Many of the women Ms. Fideler surveyed are on their second or third careers, now that there are more career choices for women. They have defied stereotypes about aging, including showing they are competent with technology. Ms. Fideler read from her book, “Women give shortshrift to retirement because they enjoy their jobs.” This is the main reason why older women keep working, according to the group Ms. Fideler surveyed. The average age of the surveyed group is 66 and they represent 25 countries. Nearly all of these women have at least bachelor’s degrees and two-thirds have advanced degrees. Ms. Fideler concluded with two points. The first point is that the women she interviewed are choosing to work beyond retirement years as opposed to needing to, although many baby boomers are finding they don’t have enough to retire comfortably. The second point is that older women need to be recognized. According to Ms. Fideler, “Older career women barely exist in the media.”
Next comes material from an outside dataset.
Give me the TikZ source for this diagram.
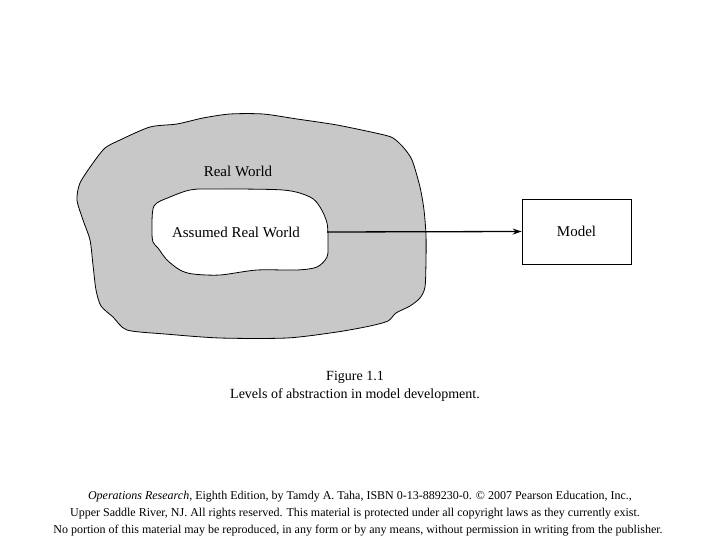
\documentclass[tikz,border=0pt]{standalone}
\usepackage{fontspec}
\setmainfont{Liberation Serif}
\usetikzlibrary{arrows.meta}
\definecolor{blobgray}{RGB}{200,200,200}
\begin{document}
\begin{tikzpicture}[x=1pt,y=-1pt,
  lbl/.style={inner sep=0pt,font=\fontsize{15}{18}\selectfont},
  captext/.style={inner sep=0pt,font=\fontsize{14}{17}\selectfont},
  foot/.style={inner sep=0pt,font=\fontsize{12}{14}\selectfont},
  blob/.style={draw=black,line width=0.8pt},
  conn/.style={line width=1.3pt,-{Stealth[length=9pt,width=6pt]}},
  modelbox/.style={draw=black,line width=0.6pt,minimum width=109pt,minimum height=65pt,inner sep=0pt,font=\fontsize{15}{18}\selectfont}]
\useasboundingbox (0,0) rectangle (720,540);
\fill[white] (0,0) rectangle (720,540);
% outer blob
\draw[blob,fill=blobgray] plot[smooth cycle,tension=0.45] coordinates {
(150,127)(177,124)(203,118)(230,114)(263,114)(297,119)(337,125)(380,134)(393,138)(403,147)(412,160)(420,187)(424,210)(426,235)(426,260)(425,287)(420,298)(410,306)(396,313)(388,321)(370,326)(337,332)(287,338)(220,338)(165,334)(127,330)(113,317)(101,306)(96,290)(93,265)(90,240)(83,220)(77,200)(80,183)(93,163)(105,148)(120,140)};
% inner blob
\draw[blob,fill=white] plot[smooth cycle,tension=0.5] coordinates {
(154,206)(170,197)(190,190)(210,189)(283,190)(310,197)(320,207)(327,223)(328,243)(327,257)(317,267)(297,270)(257,270)(220,275)(193,274)(180,270)(167,260)(158,248)(153,242)(152,230)};
\node[lbl] (rw) at (238,171) {Real World};
\node[lbl] (arw) at (236,232) {Assumed Real World};
\coordinate (arwedge) at (327,232);
\node[modelbox] (model) at (576.5,231.5) {Model};
\draw[conn] (arwedge) -- (model.west);
\node[captext] (fig) at (355,377) {Figure 1.1};
\node[captext] (capt) at (355,395) {Levels of abstraction in model development.};
\node[foot] (f1) at (360,497) {\textit{Operations Research}, Eighth Edition, by Tamdy A. Taha, ISBN 0-13-889230-0. © 2007 Pearson Education, Inc.,};
\node[foot] (f2) at (355,514) {Upper Saddle River, NJ. All rights reserved. This material is protected under all copyright laws as they currently exist.};
\node[foot] (f3) at (358,531) {No portion of this material may be reproduced, in any form or by any means, without permission in writing from the publisher.};
\end{tikzpicture}
\end{document}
At the end of Elizabeth Fideler’s talk, WWHP President Heather-Lyn Haley thanked the three authors and gave each of them gifts of Liberty Farm notecards, WWHP Heritage Trail Guides, and one year free membership to WWHP. Doreen Velnich concluded the evening by informing the audience of some upcoming library events and inviting everyone to enjoy refreshments provided by the WWHP Events Committee.  The Co-Chairs of the Events Committee are CJ Posk and Hanna Solska and other members are Fran Langille, Holly Nylander, Jeanne Rosenblatt, Kathleen Comer, Cherylann Holman, and Judy Finkel. Many thanks to the Events Committee and Dianne Bruce for organizing another successful WOMEN IN PRINT event, the 10th annual.